In a globalized world where we are all connected (e.g., YouTube has more than 2 billion viewers) these changes will affect how every person on our planet lives and works.
If there was just one reason why you need to start thinking like a futurist, it’s this: change on a scale that we’ve never seen before is coming and you need to start preparing yourself – and the organizations you represent – for it.
What a futurist mindset is, and is not
To develop my own futurist mindset, I have interviewed more than 25 experts (well-known futurists as well as experts in politics, generational marketing, real estate, blockchain, cryptocurrency, China, etc.) from around the world to gather insights about future trends and to learn how they think about the future.
What became very clear through those interviews is that change is accelerating at a rate where many of us will not be able keep pace. Some changes are coming that are so disruptive they will divide us even further than we already are. For example, imagine the paradigm shift that humans would need to make when the first human is successfully cloned.
Forecasting change is by its very nature uncertain. And that is at the core of the futurist mindset – being comfortable with a certain level of uncertainty.
The problem is that most of us don’t want to intentionally think about the future. In fact, some people fear it. That’s called chronophobia. We are much more comfortable thinking about the past and studying history. Have you ever taken a class where you were invited to think about the future? Probably not.
So, how do futurists think? Here’s what I’ve learned so far:
- Futurists think both short-term (at least 5 to 10 years into the future) and long-term (100+ years into the future);
- They practice visualization – for example, they visualize what airline transportation may look like 10 or 20 years from now;
- They’re courageous – they’re not afraid to ask questions that others fear to ask;
- They’re rabid readers, especially of science fiction and scientific studies, which can provide clues about how the future may look;
- They understand that there is not one future, but many futures;
- They don’t assume. For example, they don’t assume that leading democracies such as the United States, United Kingdom, Canada or Australia will always offer free democratic elections;
- They understand that change is ever present, from big change to small, itty-bitty change;
- They don’t predict, but rather forecast possibilities;
- They embrace facts as building blocks for what’s possible;
- They believe in open collaboration; and
- They believe that the future belongs to all; and
- Futurists are called to effect positive futures for the betterment of humankind.
From curiosity to empathy
At the core of the futurist mindset is curiosity. To some degree, we are all curious. But futurists are not only curious, they’ve learned to train their curiosity to see things others don’t.

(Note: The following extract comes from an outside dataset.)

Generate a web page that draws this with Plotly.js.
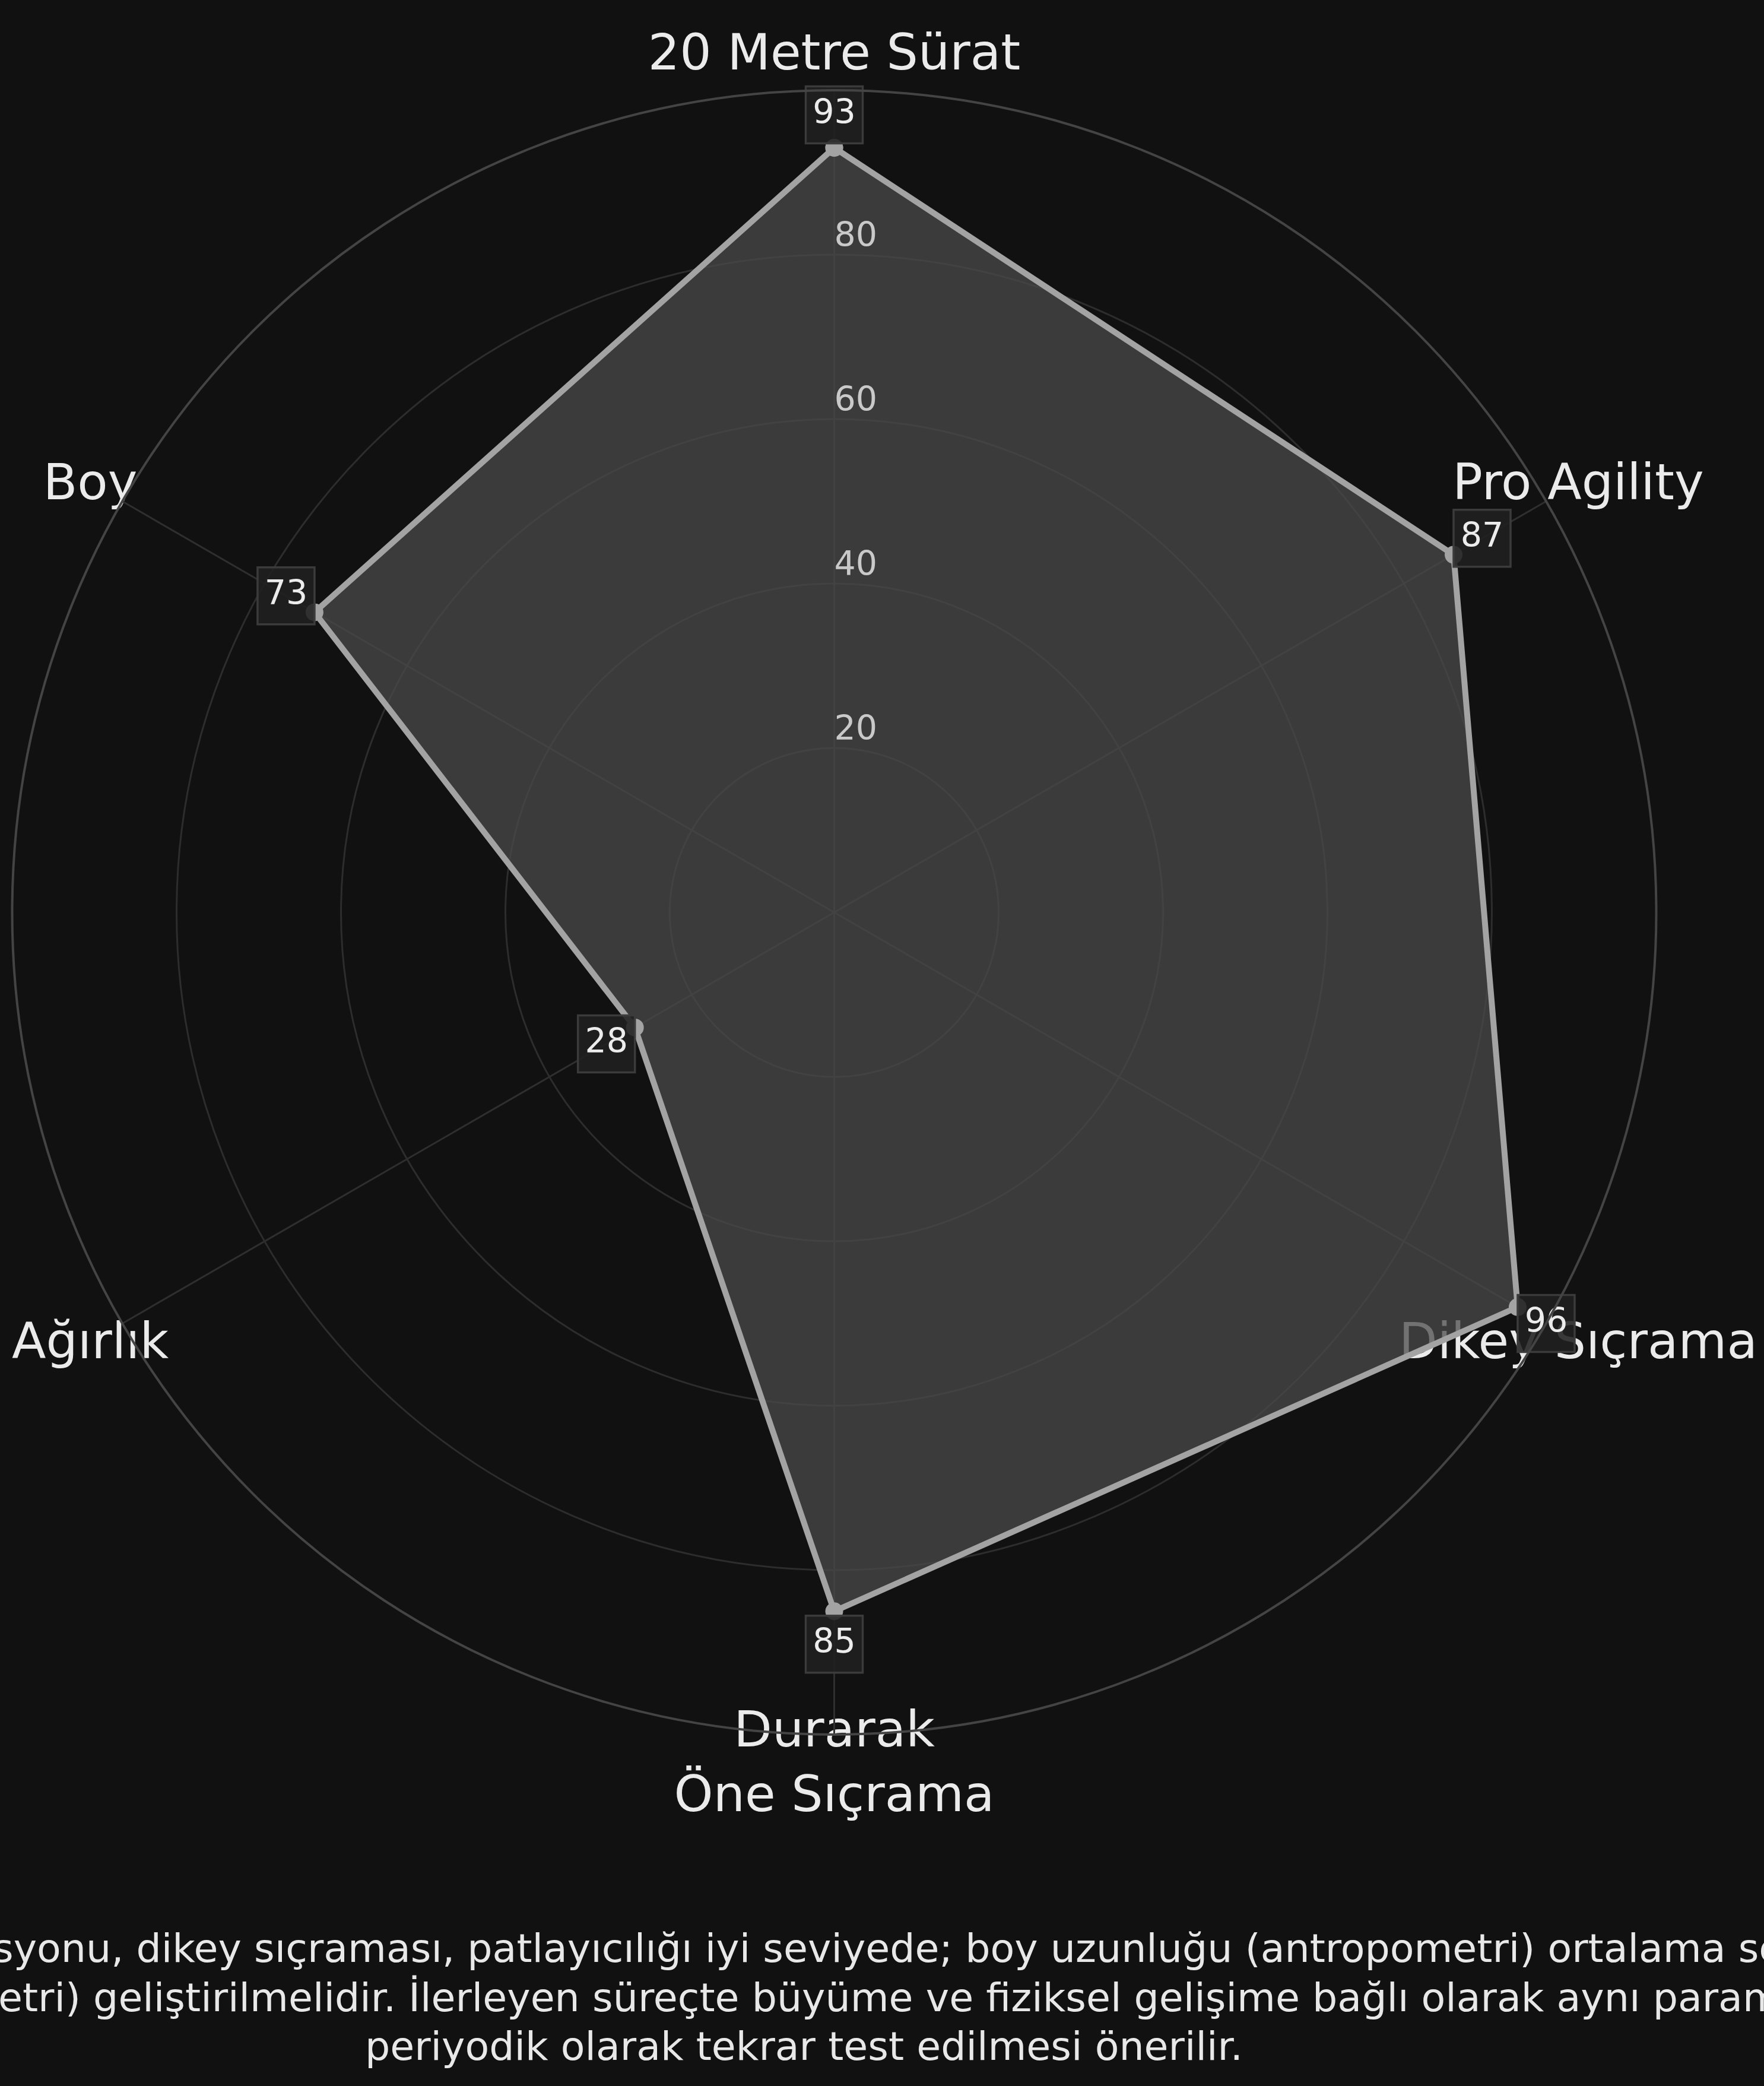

Combine this quality with critical thinking and empathy for others, and that’s what makes a futurist mindset.
In what may, at first, seem like a silly example, consider such 1960s TV programs as Star Trek or The Jetsons. In those programs we saw the use of mobile devices (Star Trek), and a robot with artificial intelligence (Rosie) who was accepted as a member of the family (Jetsons). Today’s futurists can look for signposts within popular culture of what’s to come, such as the mainstream acceptance of personal robots in our homes. But not just robots that do tasks or provide information – robots that anticipate our needs and wants, and robots that just listen to us.
Imagine your child or grandchild one day identifying the family’s personal robot as their BFF. Huawei technologies predicts that 14% of homes worldwide will have a personal robot in the home by 2025.
Applying a futurist mindset to communications
Let’s put this into practical terms that you as a communicator can apply to your job. I have two recent experiences to share with you:
Driverless trucks – In working for a large U.S. over-the-road trucking firm, my firm conducted monthly interviews with the company’s truck drivers to build stories for recruitment purposes. Through these interviews, we learned that many drivers fear the loss of their jobs to driverless trucks. Based on information from major truck manufacturers issuing reports about testing such vehicles, those fears were grounded in fact. Because of this fear, many of those we interviewed expressed an interest in leaving trucking at some point in the future (sooner, rather than later) because they felt they “weren’t going to be needed.”
Instead of ignoring these fears, we interviewed the trucking firm’s customers (Fortune 1000 companies) and the company’s head of trucking technology. That process yielded information and insights we used to inform the drivers about the reality of driverless trucks (e.g., a driver will always be needed) and to alleviate their fears.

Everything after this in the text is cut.